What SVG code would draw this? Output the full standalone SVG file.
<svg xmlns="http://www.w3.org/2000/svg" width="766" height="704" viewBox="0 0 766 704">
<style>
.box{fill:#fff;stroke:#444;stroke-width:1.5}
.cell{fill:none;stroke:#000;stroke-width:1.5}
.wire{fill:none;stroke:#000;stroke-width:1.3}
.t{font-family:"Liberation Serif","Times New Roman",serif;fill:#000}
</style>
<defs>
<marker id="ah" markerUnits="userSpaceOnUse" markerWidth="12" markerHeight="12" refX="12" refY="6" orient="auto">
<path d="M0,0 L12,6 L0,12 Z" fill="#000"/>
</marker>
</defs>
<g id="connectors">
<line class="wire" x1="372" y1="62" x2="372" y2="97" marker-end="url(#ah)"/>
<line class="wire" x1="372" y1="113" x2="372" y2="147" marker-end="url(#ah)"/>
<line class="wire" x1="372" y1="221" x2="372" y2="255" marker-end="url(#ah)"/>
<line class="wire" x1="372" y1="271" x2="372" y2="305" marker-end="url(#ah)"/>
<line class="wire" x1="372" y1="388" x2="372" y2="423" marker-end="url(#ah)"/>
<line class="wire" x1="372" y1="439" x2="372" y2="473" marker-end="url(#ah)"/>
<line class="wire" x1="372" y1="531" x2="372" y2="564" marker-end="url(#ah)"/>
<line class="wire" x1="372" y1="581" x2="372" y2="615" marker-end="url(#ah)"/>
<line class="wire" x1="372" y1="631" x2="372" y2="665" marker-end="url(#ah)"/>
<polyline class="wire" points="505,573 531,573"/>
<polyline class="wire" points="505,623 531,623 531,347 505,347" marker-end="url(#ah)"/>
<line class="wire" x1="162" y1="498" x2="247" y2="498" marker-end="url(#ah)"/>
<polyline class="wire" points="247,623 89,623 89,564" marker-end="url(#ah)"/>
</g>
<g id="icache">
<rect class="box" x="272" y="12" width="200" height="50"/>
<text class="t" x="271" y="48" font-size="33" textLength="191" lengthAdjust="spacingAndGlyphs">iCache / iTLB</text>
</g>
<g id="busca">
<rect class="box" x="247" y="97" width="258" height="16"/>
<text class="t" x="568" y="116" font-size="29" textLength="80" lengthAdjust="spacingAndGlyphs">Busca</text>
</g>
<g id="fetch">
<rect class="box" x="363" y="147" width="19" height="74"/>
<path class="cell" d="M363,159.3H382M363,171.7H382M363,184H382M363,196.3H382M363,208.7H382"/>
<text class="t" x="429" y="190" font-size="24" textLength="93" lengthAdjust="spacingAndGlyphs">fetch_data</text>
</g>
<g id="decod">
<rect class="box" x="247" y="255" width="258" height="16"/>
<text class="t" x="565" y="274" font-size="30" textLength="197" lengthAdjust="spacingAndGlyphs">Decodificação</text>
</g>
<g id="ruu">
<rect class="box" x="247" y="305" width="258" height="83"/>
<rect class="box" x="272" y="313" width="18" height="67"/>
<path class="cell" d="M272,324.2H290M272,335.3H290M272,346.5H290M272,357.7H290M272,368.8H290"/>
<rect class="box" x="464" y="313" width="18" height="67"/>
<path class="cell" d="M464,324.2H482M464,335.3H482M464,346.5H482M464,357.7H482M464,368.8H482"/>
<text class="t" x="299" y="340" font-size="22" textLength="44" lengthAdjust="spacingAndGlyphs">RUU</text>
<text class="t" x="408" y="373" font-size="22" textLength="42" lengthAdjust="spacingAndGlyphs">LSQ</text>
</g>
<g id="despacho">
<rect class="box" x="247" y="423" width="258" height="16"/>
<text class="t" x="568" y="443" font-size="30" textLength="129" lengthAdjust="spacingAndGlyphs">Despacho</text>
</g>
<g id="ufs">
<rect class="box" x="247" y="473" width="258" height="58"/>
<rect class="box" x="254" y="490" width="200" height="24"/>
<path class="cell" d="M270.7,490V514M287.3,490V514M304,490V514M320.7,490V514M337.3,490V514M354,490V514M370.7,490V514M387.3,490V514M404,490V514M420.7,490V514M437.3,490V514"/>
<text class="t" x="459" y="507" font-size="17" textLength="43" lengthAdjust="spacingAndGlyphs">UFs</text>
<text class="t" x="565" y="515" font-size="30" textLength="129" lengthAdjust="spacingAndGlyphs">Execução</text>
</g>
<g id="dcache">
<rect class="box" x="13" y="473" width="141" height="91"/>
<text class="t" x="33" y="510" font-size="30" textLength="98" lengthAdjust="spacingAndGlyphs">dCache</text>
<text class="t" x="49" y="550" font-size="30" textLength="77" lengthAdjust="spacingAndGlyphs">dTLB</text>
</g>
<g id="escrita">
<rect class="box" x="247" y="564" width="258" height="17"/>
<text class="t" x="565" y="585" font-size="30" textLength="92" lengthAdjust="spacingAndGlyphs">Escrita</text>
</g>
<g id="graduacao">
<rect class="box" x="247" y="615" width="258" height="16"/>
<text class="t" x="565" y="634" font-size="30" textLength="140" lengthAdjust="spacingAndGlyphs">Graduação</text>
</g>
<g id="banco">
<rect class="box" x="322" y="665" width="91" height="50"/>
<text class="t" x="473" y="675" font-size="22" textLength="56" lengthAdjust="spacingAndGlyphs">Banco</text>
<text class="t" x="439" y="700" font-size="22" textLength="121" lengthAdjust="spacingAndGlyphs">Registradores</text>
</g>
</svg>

==

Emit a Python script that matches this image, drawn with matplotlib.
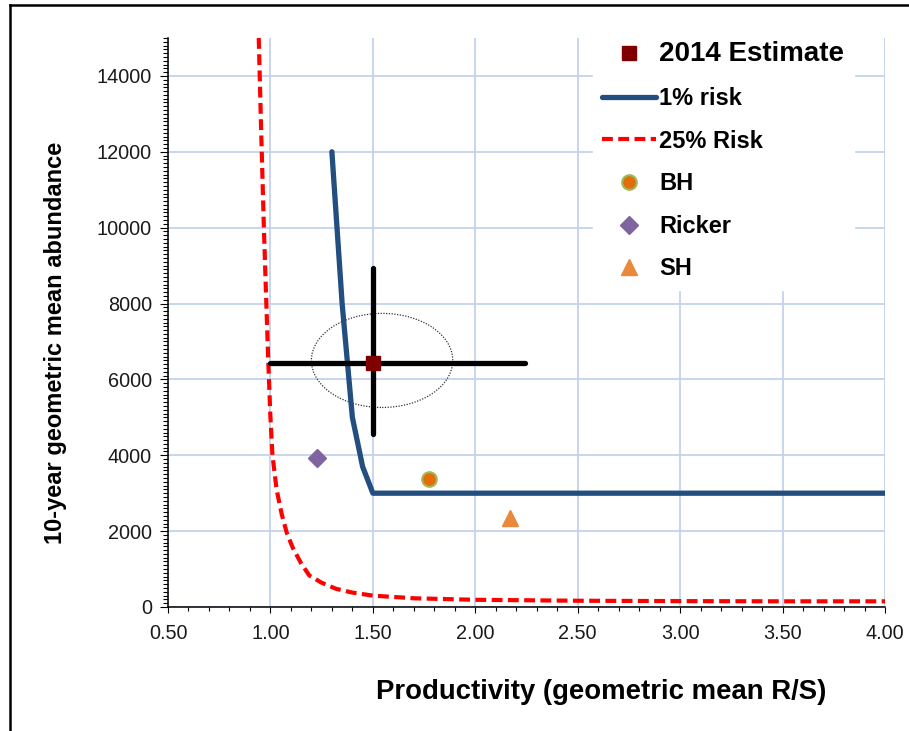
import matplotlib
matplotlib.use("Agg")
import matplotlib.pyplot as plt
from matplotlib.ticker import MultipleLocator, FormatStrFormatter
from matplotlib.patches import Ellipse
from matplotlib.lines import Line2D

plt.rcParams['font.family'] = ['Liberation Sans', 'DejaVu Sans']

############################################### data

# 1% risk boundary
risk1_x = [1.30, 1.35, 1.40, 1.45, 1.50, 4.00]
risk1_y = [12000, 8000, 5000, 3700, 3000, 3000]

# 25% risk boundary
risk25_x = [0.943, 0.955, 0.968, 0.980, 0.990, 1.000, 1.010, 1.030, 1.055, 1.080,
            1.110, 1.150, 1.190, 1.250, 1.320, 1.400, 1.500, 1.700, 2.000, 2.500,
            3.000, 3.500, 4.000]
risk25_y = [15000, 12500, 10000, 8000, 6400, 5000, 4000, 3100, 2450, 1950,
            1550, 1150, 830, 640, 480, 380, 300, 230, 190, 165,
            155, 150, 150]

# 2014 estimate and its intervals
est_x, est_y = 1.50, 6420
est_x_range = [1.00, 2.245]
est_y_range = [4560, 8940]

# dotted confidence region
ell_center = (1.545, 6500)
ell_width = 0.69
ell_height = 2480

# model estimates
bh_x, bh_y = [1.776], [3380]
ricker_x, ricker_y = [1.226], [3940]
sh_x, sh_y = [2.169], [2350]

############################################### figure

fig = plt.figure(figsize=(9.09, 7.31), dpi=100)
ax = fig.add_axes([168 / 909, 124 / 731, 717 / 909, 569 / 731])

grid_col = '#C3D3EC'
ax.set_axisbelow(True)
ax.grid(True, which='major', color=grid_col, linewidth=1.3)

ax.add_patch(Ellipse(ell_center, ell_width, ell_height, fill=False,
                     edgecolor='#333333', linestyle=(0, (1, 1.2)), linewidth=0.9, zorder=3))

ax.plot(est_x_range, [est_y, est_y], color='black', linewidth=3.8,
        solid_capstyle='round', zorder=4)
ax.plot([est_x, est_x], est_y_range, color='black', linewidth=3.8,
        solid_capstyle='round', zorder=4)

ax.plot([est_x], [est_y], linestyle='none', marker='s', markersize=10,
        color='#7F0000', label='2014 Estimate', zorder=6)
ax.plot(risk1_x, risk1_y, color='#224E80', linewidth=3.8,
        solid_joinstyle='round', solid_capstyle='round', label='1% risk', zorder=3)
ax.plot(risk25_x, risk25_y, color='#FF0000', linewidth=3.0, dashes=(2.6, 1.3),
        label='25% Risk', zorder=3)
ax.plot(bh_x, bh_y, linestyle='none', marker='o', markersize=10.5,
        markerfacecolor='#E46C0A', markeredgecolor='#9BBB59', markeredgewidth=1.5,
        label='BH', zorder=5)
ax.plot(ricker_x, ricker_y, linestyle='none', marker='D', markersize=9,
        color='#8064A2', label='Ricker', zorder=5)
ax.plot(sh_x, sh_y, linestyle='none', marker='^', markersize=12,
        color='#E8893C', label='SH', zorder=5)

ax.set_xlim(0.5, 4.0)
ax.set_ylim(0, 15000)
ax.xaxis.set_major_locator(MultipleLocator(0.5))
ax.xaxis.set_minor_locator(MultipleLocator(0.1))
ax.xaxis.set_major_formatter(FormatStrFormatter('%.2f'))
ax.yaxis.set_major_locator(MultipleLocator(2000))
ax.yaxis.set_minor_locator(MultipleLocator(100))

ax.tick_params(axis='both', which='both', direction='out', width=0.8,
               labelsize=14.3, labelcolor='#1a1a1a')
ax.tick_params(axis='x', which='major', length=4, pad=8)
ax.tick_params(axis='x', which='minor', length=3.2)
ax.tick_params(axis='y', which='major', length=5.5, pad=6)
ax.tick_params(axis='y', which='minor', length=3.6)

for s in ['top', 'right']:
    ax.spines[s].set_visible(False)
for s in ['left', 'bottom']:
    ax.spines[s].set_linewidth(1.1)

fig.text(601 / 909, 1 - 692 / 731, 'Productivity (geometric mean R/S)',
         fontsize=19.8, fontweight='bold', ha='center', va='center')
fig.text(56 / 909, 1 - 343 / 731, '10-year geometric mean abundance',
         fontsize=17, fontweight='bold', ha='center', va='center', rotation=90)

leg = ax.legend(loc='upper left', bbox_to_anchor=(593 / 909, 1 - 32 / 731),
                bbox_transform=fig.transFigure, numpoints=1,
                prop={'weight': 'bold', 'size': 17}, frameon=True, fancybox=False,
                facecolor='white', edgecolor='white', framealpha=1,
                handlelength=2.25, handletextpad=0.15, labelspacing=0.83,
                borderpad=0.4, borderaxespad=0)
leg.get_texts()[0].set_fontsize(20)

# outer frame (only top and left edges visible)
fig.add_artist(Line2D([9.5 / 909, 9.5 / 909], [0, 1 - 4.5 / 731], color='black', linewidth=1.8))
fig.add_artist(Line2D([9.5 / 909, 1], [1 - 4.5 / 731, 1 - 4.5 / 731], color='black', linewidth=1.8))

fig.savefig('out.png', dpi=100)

- Aim of the task:
Retype the lines above exactly as they appear, from the line containing "Emit a Python" through the line containing "from matplotlib.lines import Line2D", and leave out any pictures.

- Result:
Emit a Python script that matches this image, drawn with matplotlib.
import matplotlib
matplotlib.use("Agg")
import matplotlib.pyplot as plt
from matplotlib.ticker import MultipleLocator, FormatStrFormatter
from matplotlib.patches import Ellipse
from matplotlib.lines import Line2D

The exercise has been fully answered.